AI News Hub Logo

AI News Hub

Do Fair Models Reason Fairly? Counterfactual Explanation Consistency for Procedural Fairness in Credit Decisions

cs.LG updates on arXiv.org
Gideon Popoola, John Sheppard

arXiv:2605.12701v1 Announce Type: new Abstract: Machine learning algorithms in socially sensitive domains (e.g., credit decisions) often focus on equalizing predictive outcomes. However, satisfying these metrics does not guarantee that models use the same reasoning for different groups.
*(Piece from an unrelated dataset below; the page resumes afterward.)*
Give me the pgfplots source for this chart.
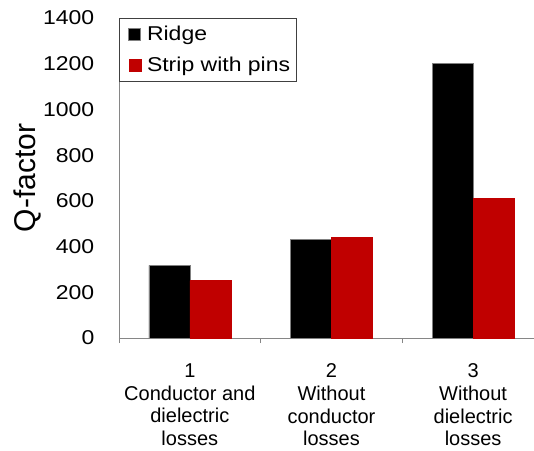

We show that existing outcome-fair models can still apply fundamentally different reasoning to individuals, a ``hidden procedural bias'' missed by standard fairness metrics and algorithms. We propose Counterfactual Explanation Consistency (CEC), a framework that detects and mitigates this bias by aligning feature attributions between individuals and their counterfactual counterparts. Key contributions include a nearest-neighbor counterfactual generation method, a modified baseline for integrated gradient comparisons, an individual-level procedural fairness metric, and a corresponding training loss. We introduce a taxonomy identifying ``Regime B'' (same outcome, different reasoning) as a critical blind spot. Experiments on synthetic data, German Credit, Adult Income, and HMDA mortgage data demonstrate that outcome-fair baselines exhibit substantial hidden bias, while CEC substantially reduces it with modest utility cost.